MoDo

class torchjd.aggregation.MoDoWeighting(gamma=0.1, rho=0.1)[source]

Stateful Weighting [Matrix] from Three-Way Trade-Off in Multi-Objective Learning: Optimization, Generalization and Conflict-Avoidance (JMLR 2024).

Warning

The input matrix must be \(G = J_1 J_2^\top\), computed from two independent mini-batches via torchjd.autojac.jac(). Using a single-batch Gramian (\(J_1 J_1^\top\)) breaks the convergence guarantee. See the usage examples below.

Parameters:
  • gamma (float) – Learning rate of the task-weight update. Must be positive.

  • rho (float) – Non-negative \(\ell_2\) regularisation coefficient.

Note

The Euclidean projection onto the simplex used in the \(\lambda\) update is adapted from the official implementation.
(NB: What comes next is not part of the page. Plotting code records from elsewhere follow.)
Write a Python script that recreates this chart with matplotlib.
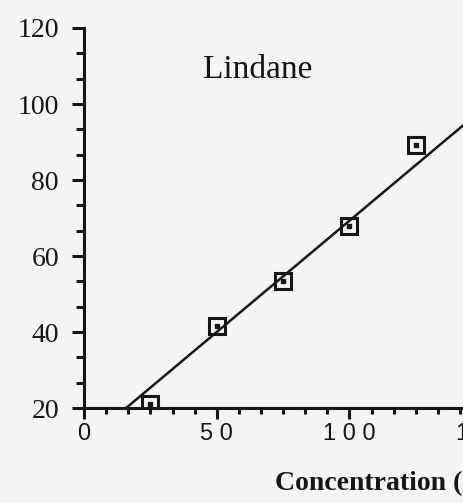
import matplotlib
matplotlib.use("Agg")
import matplotlib.pyplot as plt
from matplotlib.ticker import AutoMinorLocator, FixedLocator, FixedFormatter
import numpy as np

# ---- data ----
title = "Lindane"
x_label = "Concentration (ng/mL)"
conc = [25, 50, 75, 100, 125]
response = [21, 41.5, 53.5, 68, 89.3]
fit_slope = 0.586
fit_intercept = 10.7
x_ticks = [0, 50, 100, 150]
x_ticklabels = ["0", "50", "100", "150"]
y_ticks = [20, 40, 60, 80, 100, 120]
y_ticklabels = ["20", "40", "60", "80", "100", "120"]

W, H = 463, 503
DPI = 100
bg = "#f5f5f4"
ink = "#161616"
fig = plt.figure(figsize=(W / DPI, H / DPI), dpi=DPI, facecolor=bg)

# axes geometry (pixels)
left_px, bottom_px, top_px = 84, 408, 28
xmax = 160
px_per_x = 2.655
ax = fig.add_axes([left_px / W, (H - bottom_px) / H,
                   xmax * px_per_x / W, (bottom_px - top_px) / H])
ax.set_facecolor(bg)
ax.set_xlim(0, xmax)
ax.set_ylim(20, 120)

for s in ("top", "right"):
    ax.spines[s].set_visible(False)
for s in ("left", "bottom"):
    ax.spines[s].set_linewidth(2.2)
    ax.spines[s].set_color(ink)

# fit line
xf = np.array([0, xmax])
ax.plot(xf, fit_slope * xf + fit_intercept, color=ink, lw=1.8, zorder=2)

# data markers: open square with a centre dot
ax.plot(conc, response, ls="none", marker="s", ms=11.5, mfc="none",
        mec=ink, mew=2.2, zorder=3)
ax.plot(conc, response, ls="none", marker="s", ms=2.2, mfc=ink,
        mec=ink, zorder=4)

# ticks
ax.xaxis.set_major_locator(FixedLocator(x_ticks))
ax.xaxis.set_major_formatter(FixedFormatter([" ".join(t) for t in x_ticklabels]))
ax.xaxis.set_minor_locator(AutoMinorLocator(6))
ax.yaxis.set_major_locator(FixedLocator(y_ticks))
ax.yaxis.set_major_formatter(FixedFormatter(y_ticklabels))
ax.yaxis.set_minor_locator(AutoMinorLocator(3))

ax.tick_params(axis="x", which="major", direction="out", length=8, width=2.2,
               pad=3, labelsize=17, colors=ink)
ax.tick_params(axis="x", which="minor", direction="out", length=4, width=2.2,
               colors=ink)
ax.tick_params(axis="y", which="major", direction="out", length=9, width=2.2,
               pad=9, labelsize=20, colors=ink)
ax.tick_params(axis="y", which="minor", direction="out", length=5.5, width=2.2,
               colors=ink)
for lab in ax.get_xticklabels():
    lab.set_fontfamily("Liberation Sans")
for lab in ax.get_yticklabels():
    lab.set_fontfamily("Liberation Serif")

# title inside plot
fig.text(258 / W, 1 - 70 / H, title, ha="center", va="center",
         fontsize=24, family="Liberation Serif", color=ink)

# x label (cropped at right in the reference)
fig.text(275 / W, 1 - 490 / H, x_label, ha="left", va="baseline",
         fontsize=20, fontweight="bold", family="Liberation Serif",
         color=ink)

fig.savefig("out.png", dpi=DPI, facecolor=bg)
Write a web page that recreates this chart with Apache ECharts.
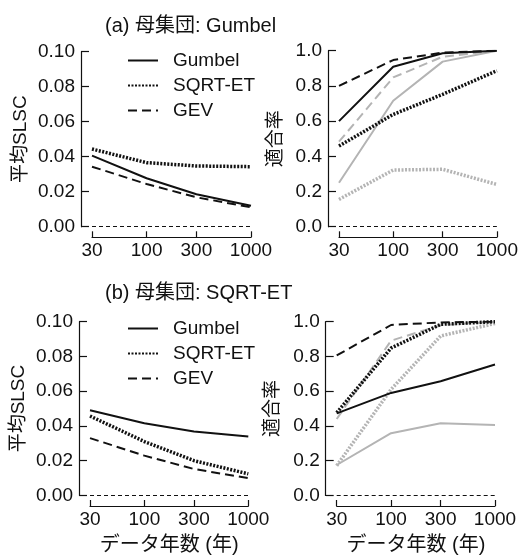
<!DOCTYPE html>
<html>
<head>
<meta charset="utf-8">
<script src="https://cdn.jsdelivr.net/npm/echarts@6/dist/echarts.min.js"></script>
<style>
  html, body { margin: 0; padding: 0; background: #fff; }
  #main { width: 521px; height: 556px; }
</style>
</head>
<body>
<div id="main"></div>
<script>
// データ年数
const years = [30, 100, 300, 1000];

// (a) 母集団: Gumbel
const slscA_gumbel = [0.0406, 0.0277, 0.0185, 0.0120];
const slscA_sqrt   = [0.0444, 0.0366, 0.0347, 0.0343];
const slscA_gev    = [0.0343, 0.0244, 0.0168, 0.0111];
const rateA_gumbel = [0.600, 0.909, 0.985, 1.000];
const rateA_sqrt   = [0.458, 0.638, 0.752, 0.886];
const rateA_gev    = [0.800, 0.947, 0.989, 1.000];
const rateA_gumbel2 = [0.250, 0.716, 0.938, 1.000];
const rateA_sqrt2   = [0.155, 0.322, 0.326, 0.240];
const rateA_gev2    = [0.483, 0.848, 0.966, 1.000];

// (b) 母集団: SQRT-ET
const slscB_gumbel = [0.0490, 0.0415, 0.0368, 0.0339];
const slscB_sqrt   = [0.0457, 0.0310, 0.0200, 0.0124];
const slscB_gev    = [0.0330, 0.0229, 0.0152, 0.0099];
const rateB_gumbel = [0.472, 0.590, 0.657, 0.754];
const rateB_sqrt   = [0.476, 0.848, 0.985, 1.000];
const rateB_gev    = [0.806, 0.981, 0.996, 1.000];
const rateB_gumbel2 = [0.175, 0.358, 0.415, 0.406];
const rateB_sqrt2   = [0.171, 0.610, 0.918, 0.990];
const rateB_gev2    = [0.440, 0.891, 0.980, 1.000];

const slscTicks = [0, 0.02, 0.04, 0.06, 0.08, 0.10];
const rateTicks = [0, 0.2, 0.4, 0.6, 0.8, 1.0];

const FONT = '"Liberation Sans", Arial, "Noto Sans CJK JP", sans-serif';
const BLACK = '#111';
const GREY = '#b4b4b4';

// 線種
const styles = {
  solid:  { width: 2,   type: 'solid' },
  dotted: { width: 3.5, type: [2, 1.5] },
  dashed: { width: 2,   type: [9, 5] }
};

function pairs(vals) {
  return years.map((y, i) => [y, vals[i]]);
}

function line(name, vals, idx, kind, color, zeroLine) {
  const s = {
    name: name,
    type: 'line',
    xAxisIndex: idx,
    yAxisIndex: idx,
    data: pairs(vals),
    symbol: 'none',
    lineStyle: { color: color, width: styles[kind].width, type: styles[kind].type },
    itemStyle: { color: color },
    z: color === BLACK ? 3 : 2
  };
  if (zeroLine) {
    // 0 の破線
    s.markLine = {
      silent: true,
      symbol: 'none',
      label: { show: false },
      lineStyle: { color: BLACK, width: 1, type: [4, 3] },
      data: [{ yAxis: 0 }]
    };
  }
  return s;
}

const grids = [
  { left: 92,  top: 51.7,  width: 159,   height: 175 },
  { left: 339, top: 50.7,  width: 158.7, height: 176 },
  { left: 90,  top: 321.7, width: 158.3, height: 175 },
  { left: 336.7, top: 321.7, width: 158.3, height: 175 }
];

function xAxis(idx, withName) {
  return {
    type: 'log',
    gridIndex: idx,
    min: 30,
    max: 1000,
    offset: 10.6,
    name: withName ? 'データ年数 (年)' : '',
    nameLocation: 'middle',
    nameGap: 29,
    nameTextStyle: { fontFamily: FONT, fontSize: 20, color: BLACK },
    axisLine: { show: true, onZero: false, lineStyle: { color: BLACK, width: 1.2 } },
    axisTick: { show: true, inside: true, length: 6, customValues: years, lineStyle: { color: BLACK, width: 1.2 } },
    axisLabel: {
      customValues: years, margin: 4, fontFamily: FONT, fontSize: 19, color: BLACK,
      formatter: v => String(v)
    },
    splitLine: { show: false },
    minorTick: { show: false }
  };
}

function yAxis(idx, name, ticks, max, digits, gap) {
  return {
    type: 'value',
    gridIndex: idx,
    min: 0,
    max: max,
    interval: ticks[1],
    offset: 11,
    name: name,
    nameLocation: 'middle',
    nameGap: gap,
    nameTextStyle: { fontFamily: FONT, fontSize: 19, color: BLACK },
    axisLine: { show: true, onZero: false, lineStyle: { color: BLACK, width: 1.2 } },
    axisTick: { show: true, inside: true, length: 8, lineStyle: { color: BLACK, width: 1.2 } },
    axisLabel: {
      margin: 6, fontFamily: FONT, fontSize: 19, color: BLACK,
      formatter: v => v.toFixed(digits)
    },
    splitLine: { show: false }
  };
}

function legend(top) {
  return {
    orient: 'vertical',
    left: 127,
    top: top,
    padding: 0,
    itemWidth: 30,
    itemHeight: 14,
    itemGap: 6,
    selectedMode: false,
    itemStyle: { opacity: 0 },
    data: ['Gumbel', 'SQRT-ET', 'GEV'],
    textStyle: { fontFamily: FONT, fontSize: 19, color: BLACK, padding: [0, 0, 0, 10] }
  };
}

const chart = echarts.init(document.getElementById('main'), null, { renderer: 'canvas' });
chart.setOption({
  backgroundColor: '#fff',
  animation: false,
  title: [
    { text: '(a) 母集団: Gumbel', left: 100, top: 11,
      textStyle: { fontFamily: FONT, fontSize: 20, fontWeight: 'normal', color: BLACK } },
    { text: '(b) 母集団: SQRT-ET', left: 100, top: 278,
      textStyle: { fontFamily: FONT, fontSize: 20, fontWeight: 'normal', color: BLACK } }
  ],
  legend: [legend(51), legend(319)],
  grid: grids,
  xAxis: [xAxis(0, false), xAxis(1, false), xAxis(2, true), xAxis(3, true)],
  yAxis: [
    yAxis(0, '平均SLSC', slscTicks, 0.1, 2, 51),
    yAxis(1, '適合率', rateTicks, 1, 1, 43),
    yAxis(2, '平均SLSC', slscTicks, 0.1, 2, 51),
    yAxis(3, '適合率', rateTicks, 1, 1, 43)
  ],
  series: [
    // (a) 平均SLSC
    line('Gumbel',  slscA_gumbel, 0, 'solid',  BLACK, true),
    line('SQRT-ET', slscA_sqrt,   0, 'dotted', BLACK),
    line('GEV',     slscA_gev,    0, 'dashed', BLACK),
    // (a) 適合率
    line('Gumbel-2',  rateA_gumbel2, 1, 'solid',  GREY, true),
    line('SQRT-ET-2', rateA_sqrt2,   1, 'dotted', GREY),
    line('GEV-2',     rateA_gev2,    1, 'dashed', GREY),
    line('Gumbel',  rateA_gumbel, 1, 'solid',  BLACK),
    line('SQRT-ET', rateA_sqrt,   1, 'dotted', BLACK),
    line('GEV',     rateA_gev,    1, 'dashed', BLACK),
    // (b) 平均SLSC
    line('Gumbel',  slscB_gumbel, 2, 'solid',  BLACK, true),
    line('SQRT-ET', slscB_sqrt,   2, 'dotted', BLACK),
    line('GEV',     slscB_gev,    2, 'dashed', BLACK),
    // (b) 適合率
    line('Gumbel-2',  rateB_gumbel2, 3, 'solid',  GREY, true),
    line('SQRT-ET-2', rateB_sqrt2,   3, 'dotted', GREY),
    line('GEV-2',     rateB_gev2,    3, 'dashed', GREY),
    line('Gumbel',  rateB_gumbel, 3, 'solid',  BLACK),
    line('SQRT-ET', rateB_sqrt,   3, 'dotted', BLACK),
    line('GEV',     rateB_gev,    3, 'dashed', BLACK)
  ]
});
</script>
</body>
</html>
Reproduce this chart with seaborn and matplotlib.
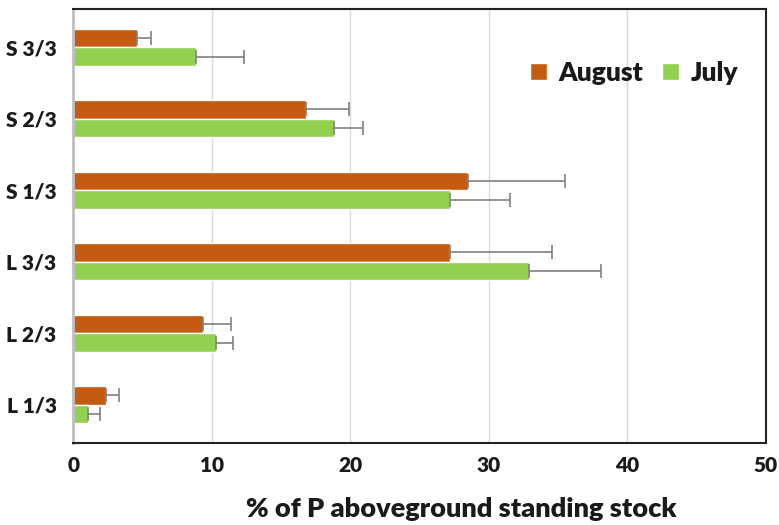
import numpy as np
import pandas as pd
import matplotlib
matplotlib.use('Agg')
import matplotlib.pyplot as plt
import seaborn as sns

# categories, top to bottom as drawn
sites = ['S 3/3', 'S 2/3', 'S 1/3', 'L 3/3', 'L 2/3', 'L 1/3']
months = ['August', 'July']

august = [4.6, 16.8, 28.5, 27.2, 9.4, 2.4]
august_err = [1.0, 3.1, 7.0, 7.4, 2.0, 0.9]
july = [8.9, 18.8, 27.2, 32.9, 10.3, 1.1]
july_err = [3.4, 2.1, 4.3, 5.2, 1.2, 0.8]

colors = {'August': '#C55A11', 'July': '#92D050'}

df = pd.DataFrame({
    'site': sites * 2,
    'month': ['August'] * len(sites) + ['July'] * len(sites),
    'value': august + july,
})

sns.set_style('white')
plt.rcParams['font.family'] = ['Lato', 'DejaVu Sans']

fig = plt.figure(figsize=(7.79, 5.25), dpi=100)
ax = fig.add_axes([0.094, 0.156, 0.889, 0.827])

sns.barplot(data=df, x='value', y='site', hue='month', order=sites,
            hue_order=months, palette=colors, width=0.52, orient='h',
            errorbar=None, ax=ax, legend=True, saturation=1)

# one-sided error bars to the right
errs = {'August': august_err, 'July': july_err}
for cont, m in zip(ax.containers, months):
    ys = [p.get_y() + p.get_height() / 2 for p in cont]
    xs = [p.get_width() for p in cont]
    e = np.array(errs[m])
    ax.errorbar(xs, ys, xerr=[np.zeros_like(e), e], fmt='none',
                ecolor='#808080', elinewidth=1.2, capsize=5, capthick=1.2)

ax.set_xlim(0, 50)
ax.set_xticks(range(0, 51, 10))
ax.xaxis.grid(True, color='#D9D9D9', linewidth=1)
ax.set_axisbelow(True)
ax.set_ylabel('')
ax.set_xlabel('% of P aboveground standing stock', fontsize=19.5,
              fontweight='heavy', labelpad=16, color='#1a1a1a')
ax.xaxis.label.set_x(0.56)
ax.tick_params(axis='x', labelsize=15, pad=9, length=0)
ax.tick_params(axis='y', labelsize=15, pad=12, length=0)
for lab in ax.get_xticklabels() + ax.get_yticklabels():
    lab.set_fontweight('heavy')
    lab.set_color('#1a1a1a')

for side in ['top', 'right', 'bottom']:
    ax.spines[side].set_color('#222222')
    ax.spines[side].set_linewidth(1.5)
ax.spines['left'].set_color('#BFBFBF')
ax.spines['left'].set_linewidth(2)

leg = ax.legend(loc='upper right', bbox_to_anchor=(0.995, 0.935), ncol=2,
                frameon=False, handlelength=0.65, handleheight=0.65,
                handletextpad=0.45, columnspacing=0.7,
                prop={'size': 19, 'weight': 'heavy'})
for t in leg.get_texts():
    t.set_color('#1a1a1a')

fig.savefig('out.png', dpi=100)
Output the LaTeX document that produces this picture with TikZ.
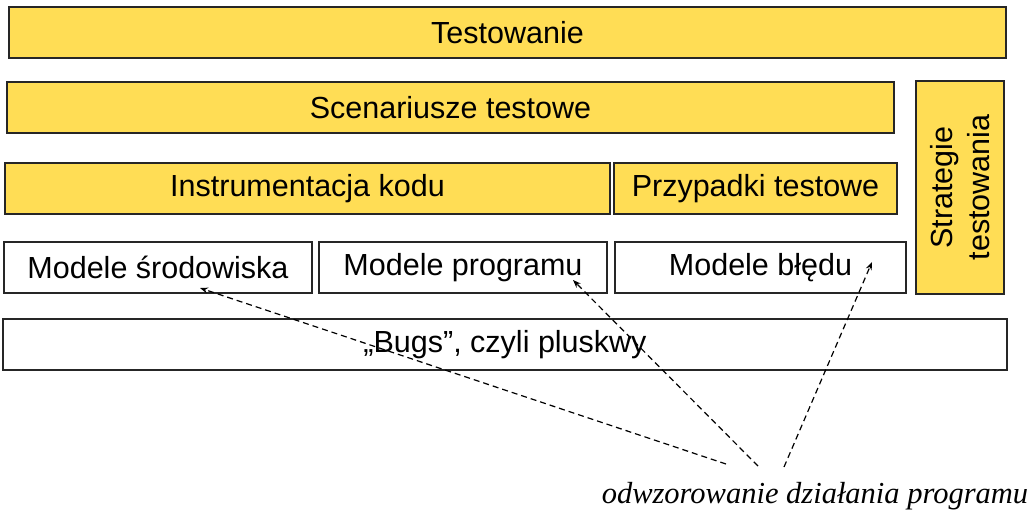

Example (two batches per step)

The following example reproduces basic MoDo using two independent mini-batches per step. This matches MoDo as described in the paper, and the behavior of the official implementation when three_grads is False.

import torch
from torch.nn import Linear, MSELoss, ReLU, Sequential
from torch.optim import SGD

from torchjd.aggregation import MoDoWeighting
from torchjd.autojac import jac

# Generate data (8 batches of 16 examples of dim 5) for the sake of the example.
inputs = torch.randn(8, 16, 5)
targets = torch.randn(8, 16)

model = Sequential(Linear(5, 4), ReLU(), Linear(4, 1))
optimizer = SGD(model.parameters())
criterion = MSELoss(reduction="none")
weighting = MoDoWeighting(gamma=0.1, rho=0.0)
params = list(model.parameters())

# Consume two consecutive (independent) batches per step.
for i in range(len(inputs) // 2):
    input_1, input_2 = inputs[2 * i], inputs[2 * i + 1]
    target_1, target_2 = targets[2 * i], targets[2 * i + 1]

    # retain_graph=True so both graphs survive for the backward step below.
    losses_1 = criterion(model(input_1).squeeze(dim=1), target_1)
    jacs_1 = jac(losses_1, params, retain_graph=True)
    J_1 = torch.cat([j.flatten(1) for j in jacs_1], dim=1)

    losses_2 = criterion(model(input_2).squeeze(dim=1), target_2)
    jacs_2 = jac(losses_2, params, retain_graph=True)
    J_2 = torch.cat([j.flatten(1) for j in jacs_2], dim=1)

    G = J_1 @ J_2.T
    weights = weighting(G)

    # Equation 2.9b: the parameter update uses the mean of both batches' losses.
    losses = (losses_1 + losses_2) / 2.0
    losses.backward(weights)
    optimizer.step()
    optimizer.zero_grad()

Example (three batches per step)

The following example reproduces basic MoDo using three independent mini-batches per step, keeping the \(\lambda\) update and the parameter update on separate draws. This matches the behavior of LibMTL and of the official implementation when three_grads is True.

import torch
from torch.nn import Linear, MSELoss, ReLU, Sequential
from torch.optim import SGD

from torchjd.aggregation import MoDoWeighting
from torchjd.autojac import jac

# Generate data (9 batches of 16 examples of dim 5) for the sake of the example.
inputs = torch.randn(9, 16, 5)
targets = torch.randn(9, 16)

model = Sequential(Linear(5, 4), ReLU(), Linear(4, 1))
optimizer = SGD(model.parameters())
criterion = MSELoss(reduction="none")
weighting = MoDoWeighting(gamma=0.1, rho=0.0)
params = list(model.parameters())

# Consume three consecutive (independent) batches per step.
for i in range(len(inputs) // 3):
    input_1, input_2, input_3 = inputs[3 * i], inputs[3 * i + 1], inputs[3 * i + 2]
    target_1, target_2, target_3 = targets[3 * i], targets[3 * i + 1], targets[3 * i + 2]

    losses_1 = criterion(model(input_1).squeeze(dim=1), target_1)
    jacs_1 = jac(losses_1, params)
    J_1 = torch.cat([j.flatten(1) for j in jacs_1], dim=1)

    losses_2 = criterion(model(input_2).squeeze(dim=1), target_2)
    jacs_2 = jac(losses_2, params)
    J_2 = torch.cat([j.flatten(1) for j in jacs_2], dim=1)

    G = J_1 @ J_2.T
    weights = weighting(G)

    losses_3 = criterion(model(input_3).squeeze(dim=1), target_3)
    losses_3.backward(weights)
    optimizer.step()
    optimizer.zero_grad()
reset()[source]

Clears the stored task weights so the next forward starts from uniform.

Return type:

None

__call__(matrix, /)[source]

Computes the vector of weights from the input matrix and applies all registered hooks.

Parameters:

matrix (Tensor) – The matrix from which the weights must be extracted.